All the EC2 Instances must be announced the clients of the application. An easy solution is to put all the private IP addresses into a DNS A record. The clients must make a request the the DNS server and get back the list of all available IP addresses. I can also add new nodes and append them to the list. Clients that newly connect will than find the updated DNS entry. Older clients must either get informed by the system itself (e.g. nodes discover each over via a gossip protocol and announce the changes to their clients) or must reload the node list from time to time. A DNS lookup like dig amazon.com will return the entries.
$ dig amazon.com
;; ANSWER SECTION:
amazon.com. 13 IN A 188.8.131.52
amazon.com. 13 IN A 184.108.40.206
amazon.com. 13 IN A 220.127.116.11
amazon.com. 13 IN A 18.104.22.168
amazon.com. 13 IN A 22.214.171.124
amazon.com. 13 IN A 126.96.36.199
- I use the described architecture to run MongoDB, Kafka, Elasticsearch and GlusterFS clusters. I don’t run more than 9 machines in those clusters. My solution does not scale to much bigger clusters. You end up with an unmanageable amount of Auto Scaling Groups.

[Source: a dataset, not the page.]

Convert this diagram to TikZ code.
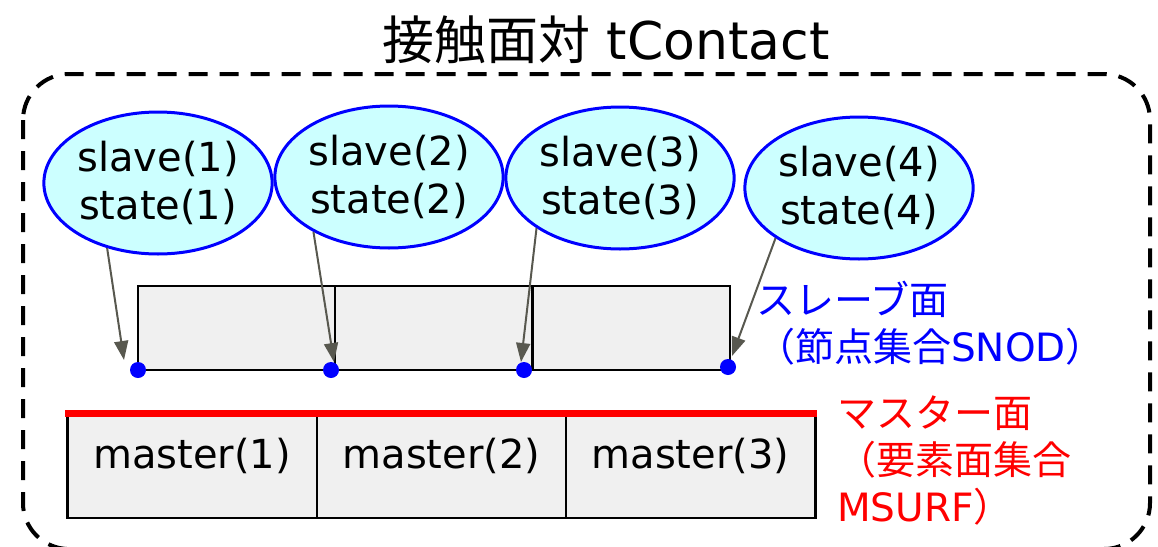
\documentclass[tikz,border=0pt]{standalone}
\usepackage{fontspec}
\setmainfont{DejaVu Sans}
\newfontfamily\jp{Noto Sans CJK JP}
\usetikzlibrary{shapes.geometric,arrows.meta}

\definecolor{nodefill}{HTML}{CCFFFF}
\definecolor{facefill}{HTML}{F0F0F0}
\definecolor{ptrgray}{HTML}{58584F}

\begin{document}
\begin{tikzpicture}[x=1pt,y=-1pt]
      \useasboundingbox (0,0) rectangle (1158,546);

      % contact pair frame
      \node (title) at (606,40) {\fontsize{52}{60}\selectfont{\jp 接触面対} tContact};
      \draw[line width=4pt,dash pattern=on 19pt off 12pt,rounded corners=46pt]
        (23,74) rectangle (1150,549);

      % slave nodes
      \begin{scope}[every node/.style={ellipse,draw=blue,line width=3pt,fill=nodefill,
          minimum width=224pt,minimum height=142pt,inner sep=0pt,align=center,
          font=\fontsize{40}{48}\selectfont}]
        \node (s1) at (158,183) {slave(1)\\state(1)};
        \node (s2) at (389,177) {slave(2)\\state(2)};
        \node (s3) at (620,178) {slave(3)\\state(3)};
        \node (s4) at (859,188) {slave(4)\\state(4)};
      \end{scope}

      % slave surface
      \begin{scope}[every node/.style={draw,line width=2.5pt,fill=facefill,
          minimum width=197pt,minimum height=84pt,inner sep=0pt,outer sep=0pt}]
        \node (c1) at (236.5,328) {};
        \node (c2) at (433.5,328) {};
        \node (c3) at (631.5,328) {};
      \end{scope}

      % master surface
      \begin{scope}[every node/.style={draw,line width=2.5pt,fill=facefill,
          minimum width=249.5pt,minimum height=105pt,inner sep=0pt,outer sep=0pt}]
        \node (m1) at (192,465.5) {};
        \node (m2) at (441.5,465.5) {};
        \node (m3) at (690.5,465.5) {};
      \end{scope}
      \draw[red,line width=7pt,shorten <=-2pt,shorten >=-2pt] (m1.north west) -- (m3.north east);

      \begin{scope}[every node/.style={font=\fontsize{40}{48}\selectfont}]
        \node (ml1) at ([yshift=10pt]m1.center) {master(1)};
        \node (ml2) at ([yshift=10pt]m2.center) {master(2)};
        \node (ml3) at ([yshift=10pt]m3.center) {master(3)};
      \end{scope}

      % nodal points
      \begin{scope}[every node/.style={circle,fill=blue,inner sep=0pt,minimum size=16pt}]
        \node (d1) at (c1.south west) {};
        \node (d2) at ([xshift=-4pt]c2.south west) {};
        \node (d3) at ([xshift=-9pt]c3.south west) {};
        \node (d4) at ([xshift=-2pt,yshift=3pt]c3.south east) {};
      \end{scope}

      \coordinate (t1) at ([shift={(-14,-10)}]d1.center);
      \coordinate (t2) at ([shift={(3,-8)}]d2.center);
      \coordinate (t3) at ([shift={(-3,-8)}]d3.center);
      \coordinate (t4) at ([shift={(4,-11)}]d4.center);

      \begin{scope}[every edge/.style={draw=ptrgray,line width=2pt,
          -{Triangle[length=19pt,width=14pt]}}]
        \path (s1.232) edge (t1);
        \path (s2.216) edge (t2);
        \path (s3.211) edge (t3);
        \path (s4.211) edge (t4);
      \end{scope}

      % surface labels
      \node[anchor=north west,inner sep=0pt,align=left,text=blue,
        font=\fontsize{39}{47}\selectfont] (slbl) at (756,281)
        {{\jp スレーブ面}\\{\jp （節点集合}SNOD{\jp ）}};
      \node[anchor=north west,inner sep=0pt,align=left,text=red,
        font=\fontsize{39}{47}\selectfont] (mlbl) at (837,396)
        {{\jp マスター面}\\{\jp （要素面集合}\\MSURF{\jp ）}};

    \end{tikzpicture}
\end{document}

- I’m fully aware of the fact that EBS volumes are slower than Instance Store. But for some systems agility is more important than performance. E.g. systems that run asynchronously in the background.
- I replace all my EC2 instances at least once per week because of patches and Chaos Monkey likely terminates one node per cluster per day. Therefore I know that my solution works in an (artificially) unstable environment.
- I automatically deploy changes to the clusters in less than two hours. Each git push is potentially deployed to production but not before I run extensive smoke and performance tests in my staging environment.